▶ _EXERCISE GOAL_
Which lines in the records below contain the word "that"? Copy each one out.

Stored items
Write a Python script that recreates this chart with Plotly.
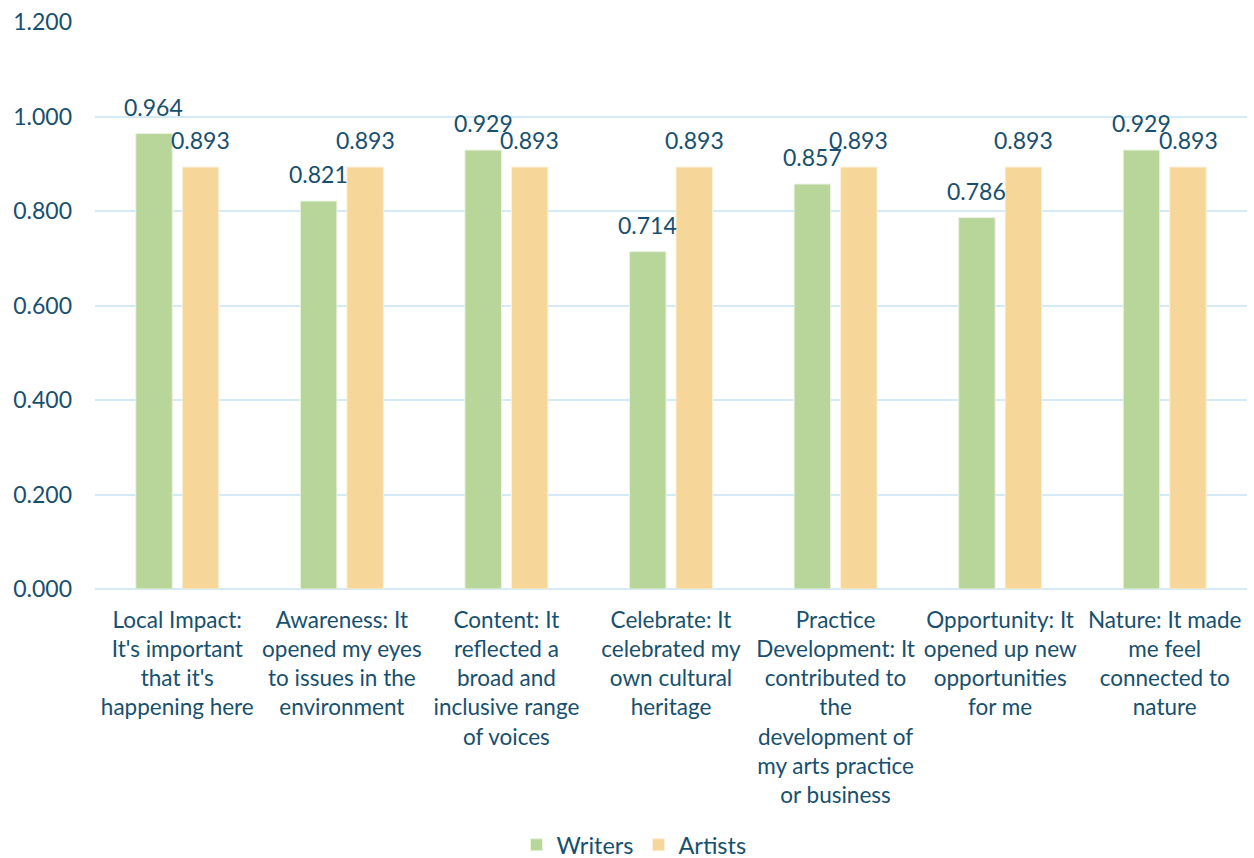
import plotly.graph_objects as go

categories = [
    "Local Impact:<br>It's important<br>that it's<br>happening here",
    "Awareness: It<br>opened my eyes<br>to issues in the<br>environment",
    "Content: It<br>reflected a<br>broad and<br>inclusive range<br>of voices",
    "Celebrate: It<br>celebrated my<br>own cultural<br>heritage",
    "Practice<br>Development: It<br>contributed to<br>the<br>development of<br>my arts practice<br>or business",
    "Opportunity: It<br>opened up new<br>opportunities<br>for me",
    "Nature: It made<br>me feel<br>connected to<br>nature",
]
writers = [0.964, 0.821, 0.929, 0.714, 0.857, 0.786, 0.929]
artists = [0.893, 0.893, 0.893, 0.893, 0.893, 0.893, 0.893]
y_ticks = [0, 0.2, 0.4, 0.6, 0.8, 1.0, 1.2]

TEXT = "#17506E"
GRID = "#D4EAF7"
FONT = "Lato, 'Open Sans', sans-serif"

fig = go.Figure()
fig.add_trace(go.Bar(
    name="Writers", x=categories, y=writers,
    marker=dict(color="#B8D59A", line=dict(color="#EAF3E0", width=1)),
))
fig.add_trace(go.Bar(
    name="Artists", x=categories, y=artists,
    marker=dict(color="#F6D799", line=dict(color="#FCF1DC", width=1)),
))

# data labels above each bar (offset to each bar of the group)
for series, shift in ((writers, -23.3), (artists, 23.3)):
    for cat, v in zip(categories, series):
        fig.add_annotation(
            x=cat, y=v, xref="x", yref="y", text=f"{v:.3f}", showarrow=False,
            xanchor="center", yanchor="bottom", xshift=shift, yshift=11,
            font=dict(size=23, color=TEXT, family=FONT),
        )

fig.update_layout(
    width=1254, height=858,
    margin=dict(l=95, r=7, t=22, b=269, autoexpand=False),
    paper_bgcolor="white", plot_bgcolor="white",
    barmode="group", bargap=0.435, bargroupgap=0.215,
    font=dict(family=FONT, size=23, color=TEXT),
    showlegend=True,
    legend=dict(orientation="h", x=0.5 + 7 / 1254, xanchor="center", xref="container",
                y=1 - 845 / 858, yanchor="middle", yref="container",
                font=dict(size=23.5, color=TEXT), itemwidth=30, traceorder="normal"),
)
fig.update_yaxes(
    range=[0, 1.2], tickvals=y_ticks, tickformat=".3f",
    showgrid=True, gridcolor=GRID, gridwidth=2,
    zeroline=True, zerolinecolor=GRID, zerolinewidth=2,
    showline=False, ticklabelstandoff=22, automargin=False,
    tickfont=dict(size=23, color=TEXT, family=FONT),
)
fig.update_xaxes(
    showgrid=False, showline=False, ticklabelstandoff=15, automargin=False,
    tickfont=dict(size=22.5, color=TEXT, family=FONT), tickangle=0,
)

fig.write_html(
    "out.html",
    config={"displayModeBar": False},
    post_script="document.body.style.margin='0';document.body.style.overflow='hidden';",
)
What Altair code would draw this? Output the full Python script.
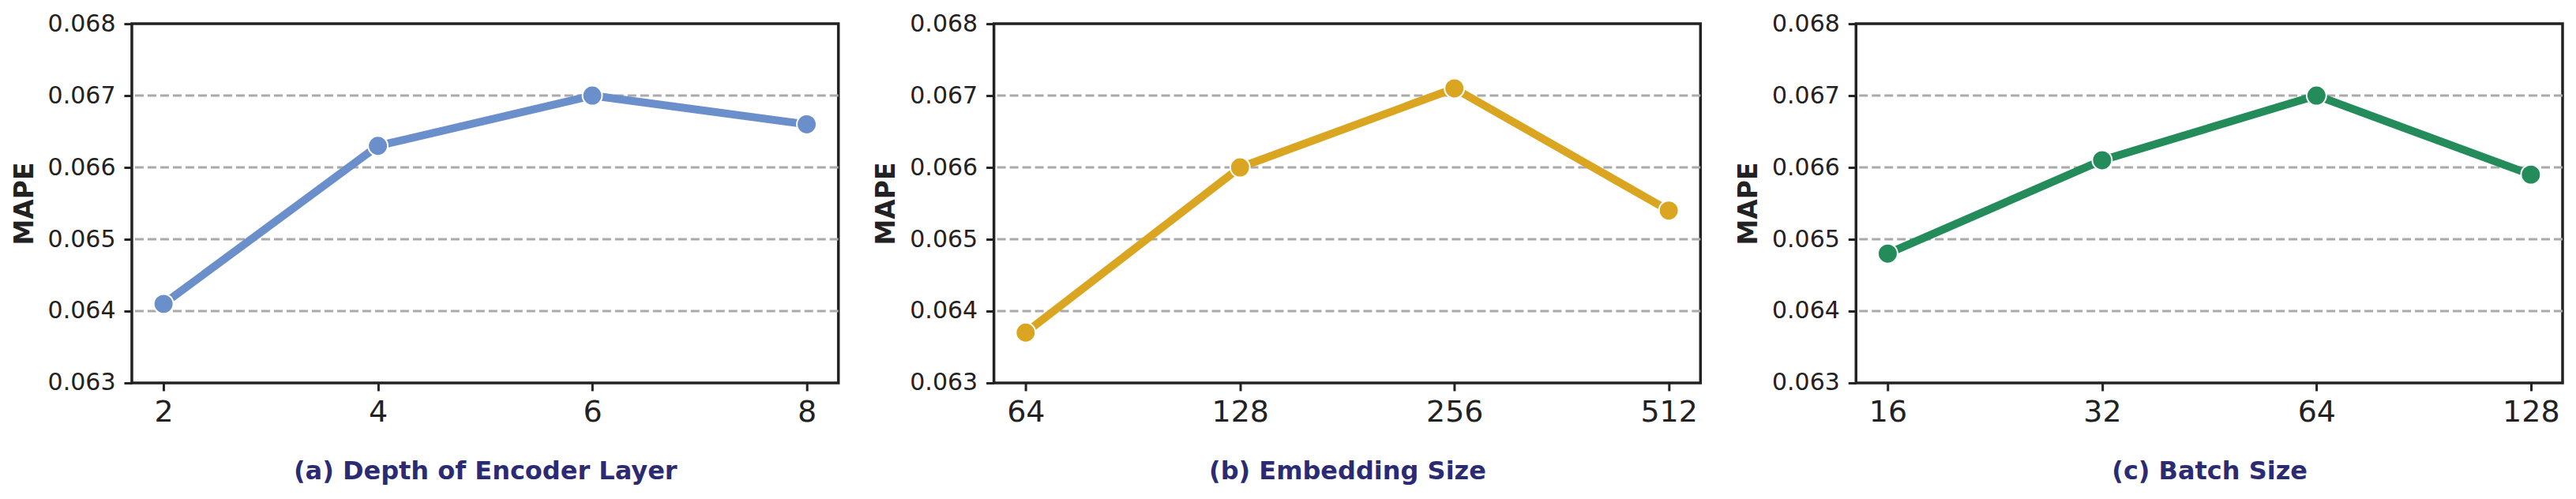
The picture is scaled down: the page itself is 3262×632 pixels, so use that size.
import altair as alt
import pandas as pd

depth_x = ["2", "4", "6", "8"]
depth_y = [0.0641, 0.0663, 0.0670, 0.0666]
emb_x = ["64", "128", "256", "512"]
emb_y = [0.0637, 0.0660, 0.0671, 0.0654]
batch_x = ["16", "32", "64", "128"]
batch_y = [0.0648, 0.0661, 0.0670, 0.0659]
titles = ["(a) Depth of Encoder Layer", "(b) Embedding Size", "(c) Batch Size"]
colors = ["#6b8fca", "#daa520", "#238c5a"]
y_ticks = [0.063, 0.064, 0.065, 0.066, 0.067, 0.068]
grid_vals = [0.064, 0.065, 0.066, 0.067]

FONT = "DejaVu Sans"


def panel(xs, ys, title, color):
    df = pd.DataFrame({"x": xs, "y": ys})
    gdf = pd.DataFrame({"y": grid_vals})
    yscale = alt.Scale(domain=[0.063, 0.068], nice=False, zero=False)
    yaxis = alt.Axis(
        values=y_ticks,
        format=".3f",
        title="MAPE",
        grid=False,
        domain=False,
        labelFont=FONT,
        labelFontSize=30,
        labelColor="#222222",
        labelPadding=11,
        tickColor="#222222",
        tickWidth=3,
        tickSize=10,
        titleFont=FONT,
        titleFontSize=33,
        titleFontWeight="bold",
        titleColor="#222222",
        titlePadding=12,
    )
    x = alt.X(
        "x:N",
        sort=xs,
        scale=alt.Scale(type="point", padding=0.148),
        axis=alt.Axis(
            title=title,
            labelAngle=0,
            grid=False,
            domain=False,
            labelFont=FONT,
            labelFontSize=38,
            labelColor="#222222",
            labelPadding=9,
            tickColor="#222222",
            tickWidth=3,
            tickSize=10,
            titleFont=FONT,
            titleFontSize=32,
            titleFontWeight="bold",
            titleColor="#2b2b73",
            titlePadding=40,
        ),
    )
    y = alt.Y("y:Q", scale=yscale, axis=yaxis)
    grid = alt.Chart(gdf).mark_rule(
        color="#aaaaaa", strokeWidth=3, strokeDash=[11, 5]
    ).encode(y=alt.Y("y:Q", scale=yscale, axis=yaxis))
    base = alt.Chart(df).encode(x=x, y=y)
    line = base.mark_line(color=color, strokeWidth=10)
    pts = base.mark_circle(color=color, size=620, opacity=1, stroke="white", strokeWidth=2)
    return alt.layer(grid, line, pts).properties(width=895, height=455)


chart = alt.hconcat(
    panel(depth_x, depth_y, titles[0], colors[0]),
    panel(emb_x, emb_y, titles[1], colors[1]),
    panel(batch_x, batch_y, titles[2], colors[2]),
    spacing=39,
).configure(
    background="white",
    view=alt.ViewConfig(stroke="#222222", strokeWidth=3.5),
)

chart.save("out.html", embed_options={"renderer": "svg", "actions": False})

▶ _ANSWER TO THIS TASK_
Write a Python script that recreates this chart with Plotly.
    "Local Impact:<br>It's important<br>that it's<br>happening here",
The picture is scaled down: the page itself is 3262×632 pixels, so use that size.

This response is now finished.